What to produce -
Retype exactly the lines from the first one through the line with "import plotly.graph_objects as go", including both ends; skip any pictures.

Source data -
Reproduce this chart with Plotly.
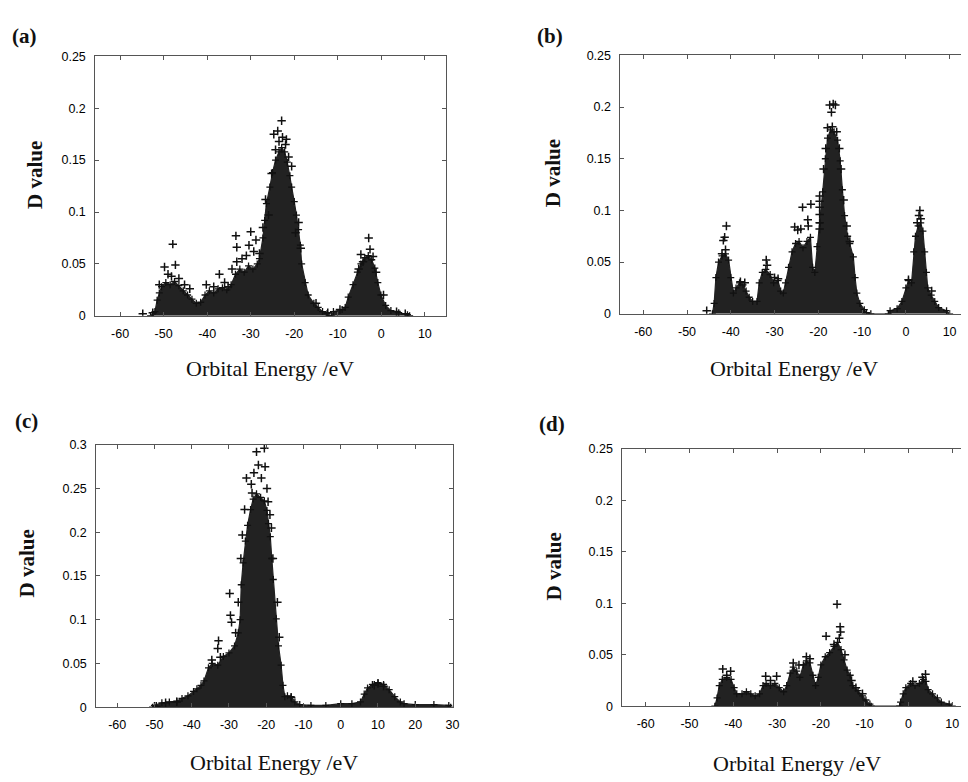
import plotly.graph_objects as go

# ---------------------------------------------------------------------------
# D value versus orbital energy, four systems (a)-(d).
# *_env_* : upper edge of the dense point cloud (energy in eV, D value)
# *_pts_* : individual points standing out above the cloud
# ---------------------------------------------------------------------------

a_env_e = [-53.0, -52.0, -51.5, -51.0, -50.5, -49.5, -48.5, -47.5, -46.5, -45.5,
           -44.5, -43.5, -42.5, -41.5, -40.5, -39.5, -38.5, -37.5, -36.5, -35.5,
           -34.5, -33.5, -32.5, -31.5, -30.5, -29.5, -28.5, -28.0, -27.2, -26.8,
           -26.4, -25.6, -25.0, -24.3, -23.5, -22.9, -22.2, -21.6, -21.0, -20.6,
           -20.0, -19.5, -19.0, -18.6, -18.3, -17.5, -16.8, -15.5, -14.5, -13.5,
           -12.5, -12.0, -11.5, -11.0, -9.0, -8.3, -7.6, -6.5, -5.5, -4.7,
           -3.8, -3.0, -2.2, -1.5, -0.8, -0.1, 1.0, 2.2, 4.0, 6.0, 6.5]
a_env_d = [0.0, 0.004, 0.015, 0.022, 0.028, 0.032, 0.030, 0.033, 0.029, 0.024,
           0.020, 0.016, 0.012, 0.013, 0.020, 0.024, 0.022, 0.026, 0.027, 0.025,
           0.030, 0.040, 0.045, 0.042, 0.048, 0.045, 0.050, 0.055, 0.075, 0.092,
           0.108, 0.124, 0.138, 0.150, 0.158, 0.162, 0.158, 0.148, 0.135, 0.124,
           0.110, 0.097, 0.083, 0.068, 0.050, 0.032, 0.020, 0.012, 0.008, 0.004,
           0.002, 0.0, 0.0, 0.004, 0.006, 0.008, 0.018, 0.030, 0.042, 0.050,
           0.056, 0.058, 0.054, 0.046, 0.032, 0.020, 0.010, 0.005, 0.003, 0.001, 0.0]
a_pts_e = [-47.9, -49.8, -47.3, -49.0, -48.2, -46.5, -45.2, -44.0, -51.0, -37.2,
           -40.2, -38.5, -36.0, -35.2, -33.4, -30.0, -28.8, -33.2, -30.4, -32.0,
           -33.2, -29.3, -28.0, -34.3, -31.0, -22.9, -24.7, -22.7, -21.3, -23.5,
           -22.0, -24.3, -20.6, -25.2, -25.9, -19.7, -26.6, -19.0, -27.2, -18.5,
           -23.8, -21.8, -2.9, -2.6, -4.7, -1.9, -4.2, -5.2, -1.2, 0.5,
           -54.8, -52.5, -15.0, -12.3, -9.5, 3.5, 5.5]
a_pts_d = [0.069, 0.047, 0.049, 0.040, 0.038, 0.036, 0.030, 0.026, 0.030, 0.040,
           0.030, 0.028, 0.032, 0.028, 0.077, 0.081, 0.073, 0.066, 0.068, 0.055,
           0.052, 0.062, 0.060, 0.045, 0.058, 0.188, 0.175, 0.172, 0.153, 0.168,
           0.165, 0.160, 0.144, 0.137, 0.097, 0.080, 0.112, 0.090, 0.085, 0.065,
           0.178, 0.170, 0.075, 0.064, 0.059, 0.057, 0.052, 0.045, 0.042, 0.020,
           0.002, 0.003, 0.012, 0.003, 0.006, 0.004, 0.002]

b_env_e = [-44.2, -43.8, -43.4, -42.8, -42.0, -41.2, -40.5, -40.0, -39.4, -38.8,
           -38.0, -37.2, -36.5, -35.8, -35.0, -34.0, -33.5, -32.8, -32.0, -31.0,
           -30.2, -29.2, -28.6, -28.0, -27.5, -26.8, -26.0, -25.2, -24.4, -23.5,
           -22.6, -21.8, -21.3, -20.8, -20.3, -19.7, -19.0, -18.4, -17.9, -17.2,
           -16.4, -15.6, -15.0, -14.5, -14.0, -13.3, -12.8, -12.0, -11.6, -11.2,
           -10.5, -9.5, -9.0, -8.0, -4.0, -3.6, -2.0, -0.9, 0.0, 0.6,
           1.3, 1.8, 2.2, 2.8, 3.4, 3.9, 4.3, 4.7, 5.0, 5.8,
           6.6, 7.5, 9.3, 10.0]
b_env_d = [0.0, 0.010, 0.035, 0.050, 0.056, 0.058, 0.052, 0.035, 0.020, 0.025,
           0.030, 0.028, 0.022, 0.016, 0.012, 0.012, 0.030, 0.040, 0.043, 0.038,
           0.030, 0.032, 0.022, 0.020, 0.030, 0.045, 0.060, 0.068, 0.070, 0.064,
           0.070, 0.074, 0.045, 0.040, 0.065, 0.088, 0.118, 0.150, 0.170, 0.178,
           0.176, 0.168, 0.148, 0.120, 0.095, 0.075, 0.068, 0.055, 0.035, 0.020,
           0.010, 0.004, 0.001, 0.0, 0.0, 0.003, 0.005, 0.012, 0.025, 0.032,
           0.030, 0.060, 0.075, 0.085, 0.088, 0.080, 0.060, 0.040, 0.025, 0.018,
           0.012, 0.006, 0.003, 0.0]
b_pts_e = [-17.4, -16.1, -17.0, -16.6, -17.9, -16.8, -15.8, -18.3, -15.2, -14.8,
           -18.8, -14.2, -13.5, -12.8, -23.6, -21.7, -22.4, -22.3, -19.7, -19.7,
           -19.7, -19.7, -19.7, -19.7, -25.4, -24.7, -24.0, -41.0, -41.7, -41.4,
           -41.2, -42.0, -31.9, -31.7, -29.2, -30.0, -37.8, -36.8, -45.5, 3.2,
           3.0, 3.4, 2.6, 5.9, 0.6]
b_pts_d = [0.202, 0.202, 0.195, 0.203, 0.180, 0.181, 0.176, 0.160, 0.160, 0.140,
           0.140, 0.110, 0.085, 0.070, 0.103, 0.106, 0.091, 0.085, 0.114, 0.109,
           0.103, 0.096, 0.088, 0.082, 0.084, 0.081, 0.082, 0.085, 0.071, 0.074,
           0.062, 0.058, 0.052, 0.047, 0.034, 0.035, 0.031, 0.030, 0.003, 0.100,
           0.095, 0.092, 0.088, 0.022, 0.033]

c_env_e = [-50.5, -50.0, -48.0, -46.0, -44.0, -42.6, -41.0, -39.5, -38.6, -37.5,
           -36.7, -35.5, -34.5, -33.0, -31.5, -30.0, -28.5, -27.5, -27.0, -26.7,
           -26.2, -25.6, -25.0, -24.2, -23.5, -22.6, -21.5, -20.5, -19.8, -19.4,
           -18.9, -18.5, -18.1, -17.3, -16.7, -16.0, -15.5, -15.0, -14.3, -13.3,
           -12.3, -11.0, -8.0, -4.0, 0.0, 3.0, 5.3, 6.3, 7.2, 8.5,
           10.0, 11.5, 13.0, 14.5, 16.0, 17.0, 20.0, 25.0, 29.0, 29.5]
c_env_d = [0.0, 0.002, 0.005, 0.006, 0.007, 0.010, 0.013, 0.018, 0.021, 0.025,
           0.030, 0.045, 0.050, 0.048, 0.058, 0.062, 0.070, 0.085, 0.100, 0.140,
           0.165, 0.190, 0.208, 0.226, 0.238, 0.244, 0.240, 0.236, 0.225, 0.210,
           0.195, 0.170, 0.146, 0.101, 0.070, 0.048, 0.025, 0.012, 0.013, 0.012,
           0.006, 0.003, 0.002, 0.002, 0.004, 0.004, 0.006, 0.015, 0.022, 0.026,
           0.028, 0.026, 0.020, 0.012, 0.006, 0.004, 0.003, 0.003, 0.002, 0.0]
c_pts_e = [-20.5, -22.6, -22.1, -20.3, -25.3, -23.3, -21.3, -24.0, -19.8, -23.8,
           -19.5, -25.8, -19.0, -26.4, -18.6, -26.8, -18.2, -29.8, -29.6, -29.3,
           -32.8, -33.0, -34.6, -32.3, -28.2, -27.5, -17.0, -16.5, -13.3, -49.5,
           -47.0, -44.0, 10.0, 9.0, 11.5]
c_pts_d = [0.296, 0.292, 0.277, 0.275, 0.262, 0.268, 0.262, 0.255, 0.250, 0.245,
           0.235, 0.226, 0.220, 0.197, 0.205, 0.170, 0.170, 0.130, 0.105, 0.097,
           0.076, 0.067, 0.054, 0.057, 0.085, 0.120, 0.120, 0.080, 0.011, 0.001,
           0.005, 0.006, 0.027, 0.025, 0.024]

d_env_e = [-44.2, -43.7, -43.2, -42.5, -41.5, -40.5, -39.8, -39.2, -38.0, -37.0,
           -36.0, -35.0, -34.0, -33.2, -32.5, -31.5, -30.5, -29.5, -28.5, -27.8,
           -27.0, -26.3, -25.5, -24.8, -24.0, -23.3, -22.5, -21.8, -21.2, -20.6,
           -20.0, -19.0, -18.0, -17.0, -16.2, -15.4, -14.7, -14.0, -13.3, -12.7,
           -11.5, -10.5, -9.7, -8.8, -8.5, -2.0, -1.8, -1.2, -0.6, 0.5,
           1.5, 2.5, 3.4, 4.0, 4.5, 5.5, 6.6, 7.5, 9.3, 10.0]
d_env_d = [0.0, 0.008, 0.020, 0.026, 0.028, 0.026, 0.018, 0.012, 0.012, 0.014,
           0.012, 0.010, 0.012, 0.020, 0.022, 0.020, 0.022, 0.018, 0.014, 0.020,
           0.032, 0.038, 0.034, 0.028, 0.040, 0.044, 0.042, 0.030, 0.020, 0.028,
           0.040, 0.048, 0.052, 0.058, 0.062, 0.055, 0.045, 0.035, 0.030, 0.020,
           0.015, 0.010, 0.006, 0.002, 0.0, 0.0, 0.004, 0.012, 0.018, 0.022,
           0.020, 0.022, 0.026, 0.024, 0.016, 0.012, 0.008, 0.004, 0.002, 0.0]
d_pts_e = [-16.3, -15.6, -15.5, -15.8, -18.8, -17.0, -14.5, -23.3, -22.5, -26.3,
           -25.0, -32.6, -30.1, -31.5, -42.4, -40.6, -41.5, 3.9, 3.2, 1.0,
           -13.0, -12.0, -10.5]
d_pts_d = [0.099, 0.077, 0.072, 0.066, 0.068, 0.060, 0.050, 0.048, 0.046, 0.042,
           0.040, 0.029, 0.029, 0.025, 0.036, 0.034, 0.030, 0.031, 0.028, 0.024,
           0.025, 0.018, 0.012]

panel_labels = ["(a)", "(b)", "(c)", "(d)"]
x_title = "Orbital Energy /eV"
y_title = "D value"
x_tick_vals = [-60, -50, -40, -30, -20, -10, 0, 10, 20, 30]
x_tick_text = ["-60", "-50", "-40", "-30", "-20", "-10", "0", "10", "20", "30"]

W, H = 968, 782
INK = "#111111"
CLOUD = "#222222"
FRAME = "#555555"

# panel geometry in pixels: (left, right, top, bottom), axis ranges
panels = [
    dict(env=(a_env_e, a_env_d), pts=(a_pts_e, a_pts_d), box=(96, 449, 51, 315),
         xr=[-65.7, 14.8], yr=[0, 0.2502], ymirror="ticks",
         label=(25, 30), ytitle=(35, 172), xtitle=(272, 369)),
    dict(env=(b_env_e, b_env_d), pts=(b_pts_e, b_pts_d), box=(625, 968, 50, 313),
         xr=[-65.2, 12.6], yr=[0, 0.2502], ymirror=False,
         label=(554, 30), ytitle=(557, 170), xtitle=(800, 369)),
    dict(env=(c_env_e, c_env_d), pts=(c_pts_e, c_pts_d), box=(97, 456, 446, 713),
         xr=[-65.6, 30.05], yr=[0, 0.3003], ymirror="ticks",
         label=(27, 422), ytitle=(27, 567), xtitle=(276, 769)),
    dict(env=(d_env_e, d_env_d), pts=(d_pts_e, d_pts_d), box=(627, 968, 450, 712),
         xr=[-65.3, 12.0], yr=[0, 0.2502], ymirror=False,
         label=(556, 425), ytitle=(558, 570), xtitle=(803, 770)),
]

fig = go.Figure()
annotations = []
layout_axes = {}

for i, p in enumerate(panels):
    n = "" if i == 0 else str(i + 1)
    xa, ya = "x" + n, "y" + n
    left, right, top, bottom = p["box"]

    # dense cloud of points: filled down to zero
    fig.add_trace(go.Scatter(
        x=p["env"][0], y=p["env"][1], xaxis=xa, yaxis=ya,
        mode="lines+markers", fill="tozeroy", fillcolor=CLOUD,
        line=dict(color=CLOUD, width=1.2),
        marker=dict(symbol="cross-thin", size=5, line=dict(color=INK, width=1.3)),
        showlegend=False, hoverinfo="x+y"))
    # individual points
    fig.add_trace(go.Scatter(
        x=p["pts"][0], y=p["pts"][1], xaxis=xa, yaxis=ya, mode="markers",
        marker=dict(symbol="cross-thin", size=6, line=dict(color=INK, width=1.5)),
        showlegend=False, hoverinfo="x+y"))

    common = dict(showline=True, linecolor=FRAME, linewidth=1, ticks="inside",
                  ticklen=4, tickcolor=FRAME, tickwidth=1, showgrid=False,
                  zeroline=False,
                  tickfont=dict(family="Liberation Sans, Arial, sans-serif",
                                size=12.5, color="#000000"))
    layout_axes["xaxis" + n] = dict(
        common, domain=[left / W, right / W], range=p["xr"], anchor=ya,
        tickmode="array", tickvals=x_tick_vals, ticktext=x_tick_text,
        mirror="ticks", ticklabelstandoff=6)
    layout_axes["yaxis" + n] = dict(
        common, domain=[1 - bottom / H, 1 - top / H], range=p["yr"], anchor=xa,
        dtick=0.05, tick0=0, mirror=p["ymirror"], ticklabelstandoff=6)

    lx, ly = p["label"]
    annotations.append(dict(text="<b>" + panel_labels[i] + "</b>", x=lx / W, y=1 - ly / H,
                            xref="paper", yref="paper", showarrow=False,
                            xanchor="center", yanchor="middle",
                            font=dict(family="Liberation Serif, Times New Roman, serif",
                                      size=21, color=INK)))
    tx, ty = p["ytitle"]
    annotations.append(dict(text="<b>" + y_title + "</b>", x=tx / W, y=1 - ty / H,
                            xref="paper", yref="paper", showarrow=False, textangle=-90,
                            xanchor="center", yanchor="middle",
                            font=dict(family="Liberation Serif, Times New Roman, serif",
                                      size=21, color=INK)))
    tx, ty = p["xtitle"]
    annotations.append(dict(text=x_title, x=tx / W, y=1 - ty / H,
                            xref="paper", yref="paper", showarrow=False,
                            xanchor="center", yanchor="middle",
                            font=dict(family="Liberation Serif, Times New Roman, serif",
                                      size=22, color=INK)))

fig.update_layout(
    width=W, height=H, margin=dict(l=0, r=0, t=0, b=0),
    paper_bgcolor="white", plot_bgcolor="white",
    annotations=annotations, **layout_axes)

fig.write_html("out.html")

Finished exercise -
Reproduce this chart with Plotly.
import plotly.graph_objects as go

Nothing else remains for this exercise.